Aim of the exercise. Make an exact copy of all the material below, apart from the pictures.

Material.
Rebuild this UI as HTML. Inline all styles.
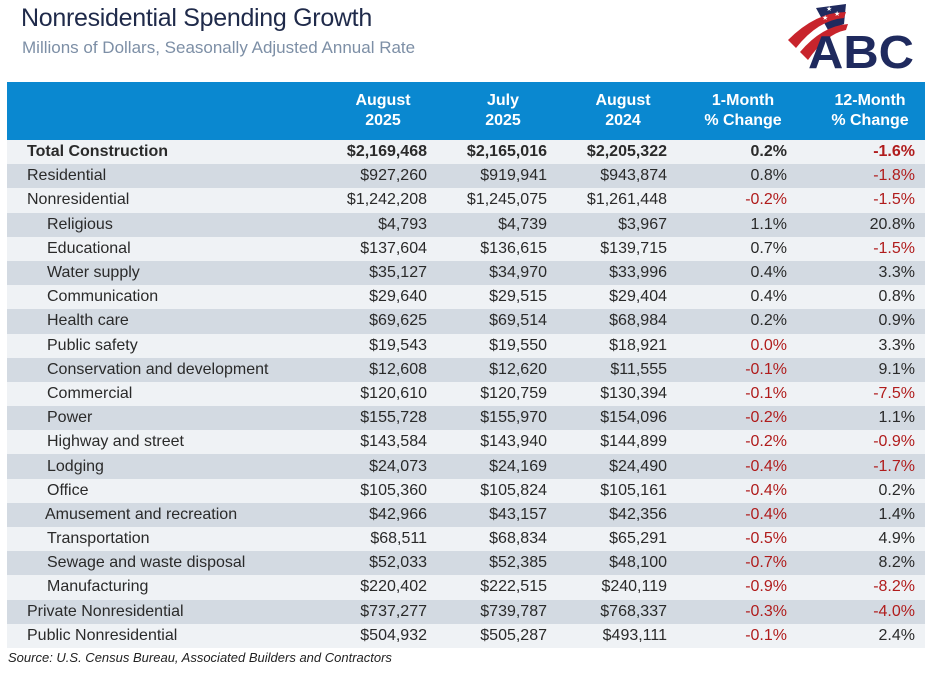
<!DOCTYPE html>
<html><head><meta charset="utf-8"><style>
body{margin:0;width:936px;height:673px;background:#fff;font-family:"Liberation Sans",Arial,sans-serif;position:relative;overflow:hidden}
.t{position:absolute;left:21px;top:4px;font-size:25px;color:#1f2a4a;letter-spacing:-0.3px}
.s{position:absolute;left:22px;top:38px;font-size:17px;color:#7d8fa6}
table{position:absolute;left:7px;top:82px;width:918px;border-collapse:collapse;table-layout:fixed;font-size:16px;color:#2a2a2a}
th{background:#0a88d0;color:#fff;font-weight:bold;height:58px;line-height:20px;text-align:center;padding:0 0 0 24px;font-size:16px;white-space:nowrap;overflow:hidden}
th:first-child{padding:0}
td{height:24.2px;line-height:24px;padding:0 4px 0 0;text-align:right;white-space:nowrap;overflow:hidden}
tr:nth-child(odd) td{background:#d3dae2}
tr:nth-child(even) td{background:#eff2f5}
td:first-child{text-align:left;padding-left:20px}
td.i{padding-left:40px}
td.r{color:#b01c1c}
tr.b td{font-weight:bold}
td:last-child{padding-right:10px}
.src{position:absolute;left:8px;top:650px;font-size:13px;font-style:italic;color:#222}
</style></head><body>
<div class="t">Nonresidential Spending Growth</div>
<div class="s">Millions of Dollars, Seasonally Adjusted Annual Rate</div>
<svg style="position:absolute;left:786px;top:2px" width="132" height="70" viewBox="0 0 132 70">
<path d="M30 6 L60 2 L58 22 L42 28 Z" fill="#1f2a5e"/>
<path d="M2 38 Q30 10 60 10 L58 16 Q32 18 10 46 Z" fill="#c8242c"/>
<path d="M14 50 Q36 24 62 22 L60 28 Q40 32 22 58 Z" fill="#c8242c"/>
<text x="40" y="9" fill="#fff" font-size="7">★</text><text x="48" y="14" fill="#fff" font-size="7">★</text><text x="36" y="18" fill="#fff" font-size="7">★</text>
<text x="22" y="66" font-family="Liberation Sans" font-weight="bold" font-size="46" fill="#1f2a5e" textLength="106" lengthAdjust="spacingAndGlyphs">ABC</text>
</svg>
<table>
<colgroup><col style="width:304px"><col style="width:120px"><col style="width:120px"><col style="width:120px"><col style="width:120px"><col style="width:134px"></colgroup>
<tr><th></th><th>August<br>2025</th><th>July<br>2025</th><th>August<br>2024</th><th>1-Month<br>% Change</th><th>12-Month<br>% Change</th></tr>
<tr class="b"><td>Total Construction</td><td>$2,169,468</td><td>$2,165,016</td><td>$2,205,322</td><td>0.2%</td><td class="r">-1.6%</td></tr>
<tr><td>Residential</td><td>$927,260</td><td>$919,941</td><td>$943,874</td><td>0.8%</td><td class="r">-1.8%</td></tr>
<tr><td>Nonresidential</td><td>$1,242,208</td><td>$1,245,075</td><td>$1,261,448</td><td class="r">-0.2%</td><td class="r">-1.5%</td></tr>
<tr><td class="i">Religious</td><td>$4,793</td><td>$4,739</td><td>$3,967</td><td>1.1%</td><td>20.8%</td></tr>
<tr><td class="i">Educational</td><td>$137,604</td><td>$136,615</td><td>$139,715</td><td>0.7%</td><td class="r">-1.5%</td></tr>
<tr><td class="i">Water supply</td><td>$35,127</td><td>$34,970</td><td>$33,996</td><td>0.4%</td><td>3.3%</td></tr>
<tr><td class="i">Communication</td><td>$29,640</td><td>$29,515</td><td>$29,404</td><td>0.4%</td><td>0.8%</td></tr>
<tr><td class="i">Health care</td><td>$69,625</td><td>$69,514</td><td>$68,984</td><td>0.2%</td><td>0.9%</td></tr>
<tr><td class="i">Public safety</td><td>$19,543</td><td>$19,550</td><td>$18,921</td><td class="r">0.0%</td><td>3.3%</td></tr>
<tr><td class="i">Conservation and development</td><td>$12,608</td><td>$12,620</td><td>$11,555</td><td class="r">-0.1%</td><td>9.1%</td></tr>
<tr><td class="i">Commercial</td><td>$120,610</td><td>$120,759</td><td>$130,394</td><td class="r">-0.1%</td><td class="r">-7.5%</td></tr>
<tr><td class="i">Power</td><td>$155,728</td><td>$155,970</td><td>$154,096</td><td class="r">-0.2%</td><td>1.1%</td></tr>
<tr><td class="i">Highway and street</td><td>$143,584</td><td>$143,940</td><td>$144,899</td><td class="r">-0.2%</td><td class="r">-0.9%</td></tr>
<tr><td class="i">Lodging</td><td>$24,073</td><td>$24,169</td><td>$24,490</td><td class="r">-0.4%</td><td class="r">-1.7%</td></tr>
<tr><td class="i">Office</td><td>$105,360</td><td>$105,824</td><td>$105,161</td><td class="r">-0.4%</td><td>0.2%</td></tr>
<tr><td class="i" style="padding-left:38px">Amusement and recreation</td><td>$42,966</td><td>$43,157</td><td>$42,356</td><td class="r">-0.4%</td><td>1.4%</td></tr>
<tr><td class="i">Transportation</td><td>$68,511</td><td>$68,834</td><td>$65,291</td><td class="r">-0.5%</td><td>4.9%</td></tr>
<tr><td class="i">Sewage and waste disposal</td><td>$52,033</td><td>$52,385</td><td>$48,100</td><td class="r">-0.7%</td><td>8.2%</td></tr>
<tr><td class="i">Manufacturing</td><td>$220,402</td><td>$222,515</td><td>$240,119</td><td class="r">-0.9%</td><td class="r">-8.2%</td></tr>
<tr><td>Private Nonresidential</td><td>$737,277</td><td>$739,787</td><td>$768,337</td><td class="r">-0.3%</td><td class="r">-4.0%</td></tr>
<tr><td>Public Nonresidential</td><td>$504,932</td><td>$505,287</td><td>$493,111</td><td class="r">-0.1%</td><td>2.4%</td></tr>
</table>
<div class="src">Source: U.S. Census Bureau, Associated Builders and Contractors</div>
</body></html>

Answer for the task.
Rebuild this UI as HTML. Inline all styles.
<!DOCTYPE html>
<html><head><meta charset="utf-8"><style>
body{margin:0;width:936px;height:673px;background:#fff;font-family:"Liberation Sans",Arial,sans-serif;position:relative;overflow:hidden}
.t{position:absolute;left:21px;top:4px;font-size:25px;color:#1f2a4a;letter-spacing:-0.3px}
.s{position:absolute;left:22px;top:38px;font-size:17px;color:#7d8fa6}
table{position:absolute;left:7px;top:82px;width:918px;border-collapse:collapse;table-layout:fixed;font-size:16px;color:#2a2a2a}
th{background:#0a88d0;color:#fff;font-weight:bold;height:58px;line-height:20px;text-align:center;padding:0 0 0 24px;font-size:16px;white-space:nowrap;overflow:hidden}
th:first-child{padding:0}
td{height:24.2px;line-height:24px;padding:0 4px 0 0;text-align:right;white-space:nowrap;overflow:hidden}
tr:nth-child(odd) td{background:#d3dae2}
tr:nth-child(even) td{background:#eff2f5}
td:first-child{text-align:left;padding-left:20px}
td.i{padding-left:40px}
td.r{color:#b01c1c}
tr.b td{font-weight:bold}
td:last-child{padding-right:10px}
.src{position:absolute;left:8px;top:650px;font-size:13px;font-style:italic;color:#222}
</style></head><body>
<div class="t">Nonresidential Spending Growth</div>
<div class="s">Millions of Dollars, Seasonally Adjusted Annual Rate</div>
<svg style="position:absolute;left:786px;top:2px" width="132" height="70" viewBox="0 0 132 70">
<path d="M30 6 L60 2 L58 22 L42 28 Z" fill="#1f2a5e"/>
<path d="M2 38 Q30 10 60 10 L58 16 Q32 18 10 46 Z" fill="#c8242c"/>
<path d="M14 50 Q36 24 62 22 L60 28 Q40 32 22 58 Z" fill="#c8242c"/>
<text x="40" y="9" fill="#fff" font-size="7">★</text><text x="48" y="14" fill="#fff" font-size="7">★</text><text x="36" y="18" fill="#fff" font-size="7">★</text>
<text x="22" y="66" font-family="Liberation Sans" font-weight="bold" font-size="46" fill="#1f2a5e" textLength="106" lengthAdjust="spacingAndGlyphs">ABC</text>
</svg>
<table>
<colgroup><col style="width:304px"><col style="width:120px"><col style="width:120px"><col style="width:120px"><col style="width:120px"><col style="width:134px"></colgroup>
<tr><th></th><th>August<br>2025</th><th>July<br>2025</th><th>August<br>2024</th><th>1-Month<br>% Change</th><th>12-Month<br>% Change</th></tr>
<tr class="b"><td>Total Construction</td><td>$2,169,468</td><td>$2,165,016</td><td>$2,205,322</td><td>0.2%</td><td class="r">-1.6%</td></tr>
<tr><td>Residential</td><td>$927,260</td><td>$919,941</td><td>$943,874</td><td>0.8%</td><td class="r">-1.8%</td></tr>
<tr><td>Nonresidential</td><td>$1,242,208</td><td>$1,245,075</td><td>$1,261,448</td><td class="r">-0.2%</td><td class="r">-1.5%</td></tr>
<tr><td class="i">Religious</td><td>$4,793</td><td>$4,739</td><td>$3,967</td><td>1.1%</td><td>20.8%</td></tr>
<tr><td class="i">Educational</td><td>$137,604</td><td>$136,615</td><td>$139,715</td><td>0.7%</td><td class="r">-1.5%</td></tr>
<tr><td class="i">Water supply</td><td>$35,127</td><td>$34,970</td><td>$33,996</td><td>0.4%</td><td>3.3%</td></tr>
<tr><td class="i">Communication</td><td>$29,640</td><td>$29,515</td><td>$29,404</td><td>0.4%</td><td>0.8%</td></tr>
<tr><td class="i">Health care</td><td>$69,625</td><td>$69,514</td><td>$68,984</td><td>0.2%</td><td>0.9%</td></tr>
<tr><td class="i">Public safety</td><td>$19,543</td><td>$19,550</td><td>$18,921</td><td class="r">0.0%</td><td>3.3%</td></tr>
<tr><td class="i">Conservation and development</td><td>$12,608</td><td>$12,620</td><td>$11,555</td><td class="r">-0.1%</td><td>9.1%</td></tr>
<tr><td class="i">Commercial</td><td>$120,610</td><td>$120,759</td><td>$130,394</td><td class="r">-0.1%</td><td class="r">-7.5%</td></tr>
<tr><td class="i">Power</td><td>$155,728</td><td>$155,970</td><td>$154,096</td><td class="r">-0.2%</td><td>1.1%</td></tr>
<tr><td class="i">Highway and street</td><td>$143,584</td><td>$143,940</td><td>$144,899</td><td class="r">-0.2%</td><td class="r">-0.9%</td></tr>
<tr><td class="i">Lodging</td><td>$24,073</td><td>$24,169</td><td>$24,490</td><td class="r">-0.4%</td><td class="r">-1.7%</td></tr>
<tr><td class="i">Office</td><td>$105,360</td><td>$105,824</td><td>$105,161</td><td class="r">-0.4%</td><td>0.2%</td></tr>
<tr><td class="i" style="padding-left:38px">Amusement and recreation</td><td>$42,966</td><td>$43,157</td><td>$42,356</td><td class="r">-0.4%</td><td>1.4%</td></tr>
<tr><td class="i">Transportation</td><td>$68,511</td><td>$68,834</td><td>$65,291</td><td class="r">-0.5%</td><td>4.9%</td></tr>
<tr><td class="i">Sewage and waste disposal</td><td>$52,033</td><td>$52,385</td><td>$48,100</td><td class="r">-0.7%</td><td>8.2%</td></tr>
<tr><td class="i">Manufacturing</td><td>$220,402</td><td>$222,515</td><td>$240,119</td><td class="r">-0.9%</td><td class="r">-8.2%</td></tr>
<tr><td>Private Nonresidential</td><td>$737,277</td><td>$739,787</td><td>$768,337</td><td class="r">-0.3%</td><td class="r">-4.0%</td></tr>
<tr><td>Public Nonresidential</td><td>$504,932</td><td>$505,287</td><td>$493,111</td><td class="r">-0.1%</td><td>2.4%</td></tr>
</table>
<div class="src">Source: U.S. Census Bureau, Associated Builders and Contractors</div>
</body></html>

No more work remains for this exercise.